> _Set problem_
Return each line of the listing below, unchanged, and omit the images.

-- BEGIN Dataset content --

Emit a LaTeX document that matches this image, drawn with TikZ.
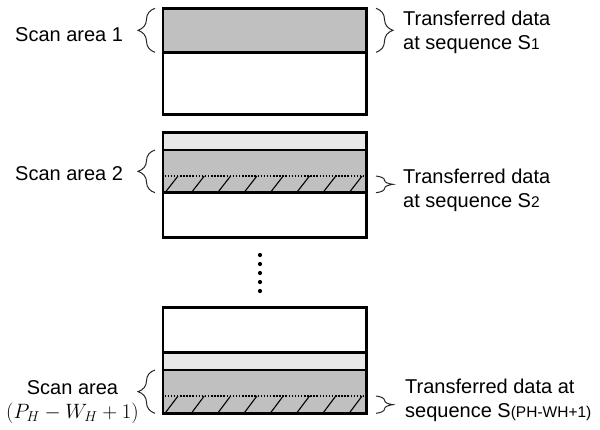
\documentclass[tikz,border=0pt]{standalone}
\usepackage{fontspec}
\setmainfont{Liberation Sans}
\usetikzlibrary{decorations.pathreplacing}

\definecolor{scangray}{RGB}{192,192,192}
\definecolor{nextgray}{RGB}{232,232,232}

\newcommand{\seqidx}[1]{{\fontsize{15.5}{15.5}\selectfont #1}}

\begin{document}
\begin{tikzpicture}[x=1pt,y=-1pt,
  font=\fontsize{20}{24}\selectfont,
  frame/.style={line width=2.6pt},
  txt/.style={inner sep=0pt,anchor=base west,align=left},
  hatchline/.style={line width=1.1pt},
  cutline/.style={line width=1.5pt,dash pattern=on 1.5pt off 1.6pt},
  bracel/.style={decorate,decoration={brace,amplitude=17pt},line width=1pt,black!85},
  bracer/.style={decorate,decoration={brace,amplitude=17pt},line width=1pt,black!85}]
\useasboundingbox (0,0) rectangle (600,429);

% frame 1
\fill[scangray] (163,8.3) rectangle (366.7,52.3);
\draw[frame] (163,8.3) rectangle (366.7,114.3);
\draw[frame] (163,52.3) -- (366.7,52.3);

% frame 2
\fill[nextgray] (163,132.7) rectangle (366.7,150);
\fill[scangray] (163,150) rectangle (366.7,192.7);
\foreach \x in {0,...,7}
  \draw[hatchline] (165+26.3*\x,192.7) -- (178+26.3*\x,176);
\draw[cutline] (164.5,176) -- (365.2,176);
\draw[frame] (163,132.7) rectangle (366.7,237.3);
\draw[frame] (163,150) -- (366.7,150);
\draw[frame] (163,192.7) -- (366.7,192.7);

% dots between
\foreach \y in {255,264,273,282,291}
  \fill (260,\y) circle (2.1);

% frame 3
\fill[nextgray] (163,352.3) rectangle (366.7,370);
\fill[scangray] (163,370) rectangle (366.7,413.3);
\foreach \x in {0,...,7}
  \draw[hatchline] (165+26.3*\x,413.3) -- (178+26.3*\x,396);
\draw[cutline] (164.5,396) -- (365.2,396);
\draw[frame] (163,307.3) rectangle (366.7,413.3);
\draw[frame] (163,352.3) -- (366.7,352.3);
\draw[frame] (163,370) -- (366.7,370);

% braces
\draw[bracel] (155,52.3) -- (155,8.3);
\draw[bracel] (155,192.7) -- (155,150);
\draw[bracel] (155,413.3) -- (155,370);
\draw[bracer] (376,8.3) -- (376,52.3);
\draw[bracer] (376,176) -- (376,192.7);
\draw[bracer] (376,396) -- (376,413.3);

% labels
\node[txt] (scan1) at (15,41.7) {Scan area 1};
\node[txt] (scan2) at (15,180) {Scan area 2};
\node[txt,align=center] (scan3) at (6,418) {Scan area\\$\bigl(P_H-W_H+1\bigr)$};
\node[txt] (seq1) at (403,49) {Transferred data\\at sequence S\seqidx{1}};
\node[txt] (seq2) at (403,207) {Transferred data\\at sequence S\seqidx{2}};
\node[txt] (seq3) at (405,417.3) {Transferred data at\\sequence S\seqidx{(PH-WH+1)}};
\end{tikzpicture}
\end{document}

-- END Dataset content --

> _Output of the task_
Emit a LaTeX document that matches this image, drawn with TikZ.
\documentclass[tikz,border=0pt]{standalone}
\usepackage{fontspec}
\setmainfont{Liberation Sans}
\usetikzlibrary{decorations.pathreplacing}

\definecolor{scangray}{RGB}{192,192,192}
\definecolor{nextgray}{RGB}{232,232,232}

\newcommand{\seqidx}[1]{{\fontsize{15.5}{15.5}\selectfont #1}}

\begin{document}
\begin{tikzpicture}[x=1pt,y=-1pt,
  font=\fontsize{20}{24}\selectfont,
  frame/.style={line width=2.6pt},
  txt/.style={inner sep=0pt,anchor=base west,align=left},
  hatchline/.style={line width=1.1pt},
  cutline/.style={line width=1.5pt,dash pattern=on 1.5pt off 1.6pt},
  bracel/.style={decorate,decoration={brace,amplitude=17pt},line width=1pt,black!85},
  bracer/.style={decorate,decoration={brace,amplitude=17pt},line width=1pt,black!85}]
\useasboundingbox (0,0) rectangle (600,429);

% frame 1
\fill[scangray] (163,8.3) rectangle (366.7,52.3);
\draw[frame] (163,8.3) rectangle (366.7,114.3);
\draw[frame] (163,52.3) -- (366.7,52.3);

% frame 2
\fill[nextgray] (163,132.7) rectangle (366.7,150);
\fill[scangray] (163,150) rectangle (366.7,192.7);
\foreach \x in {0,...,7}
  \draw[hatchline] (165+26.3*\x,192.7) -- (178+26.3*\x,176);
\draw[cutline] (164.5,176) -- (365.2,176);
\draw[frame] (163,132.7) rectangle (366.7,237.3);
\draw[frame] (163,150) -- (366.7,150);
\draw[frame] (163,192.7) -- (366.7,192.7);

% dots between
\foreach \y in {255,264,273,282,291}
  \fill (260,\y) circle (2.1);

% frame 3
\fill[nextgray] (163,352.3) rectangle (366.7,370);
\fill[scangray] (163,370) rectangle (366.7,413.3);
\foreach \x in {0,...,7}
  \draw[hatchline] (165+26.3*\x,413.3) -- (178+26.3*\x,396);
\draw[cutline] (164.5,396) -- (365.2,396);
\draw[frame] (163,307.3) rectangle (366.7,413.3);
\draw[frame] (163,352.3) -- (366.7,352.3);
\draw[frame] (163,370) -- (366.7,370);

% braces
\draw[bracel] (155,52.3) -- (155,8.3);
\draw[bracel] (155,192.7) -- (155,150);
\draw[bracel] (155,413.3) -- (155,370);
\draw[bracer] (376,8.3) -- (376,52.3);
\draw[bracer] (376,176) -- (376,192.7);
\draw[bracer] (376,396) -- (376,413.3);

% labels
\node[txt] (scan1) at (15,41.7) {Scan area 1};
\node[txt] (scan2) at (15,180) {Scan area 2};
\node[txt,align=center] (scan3) at (6,418) {Scan area\\$\bigl(P_H-W_H+1\bigr)$};
\node[txt] (seq1) at (403,49) {Transferred data\\at sequence S\seqidx{1}};
\node[txt] (seq2) at (403,207) {Transferred data\\at sequence S\seqidx{2}};
\node[txt] (seq3) at (405,417.3) {Transferred data at\\sequence S\seqidx{(PH-WH+1)}};
\end{tikzpicture}
\end{document}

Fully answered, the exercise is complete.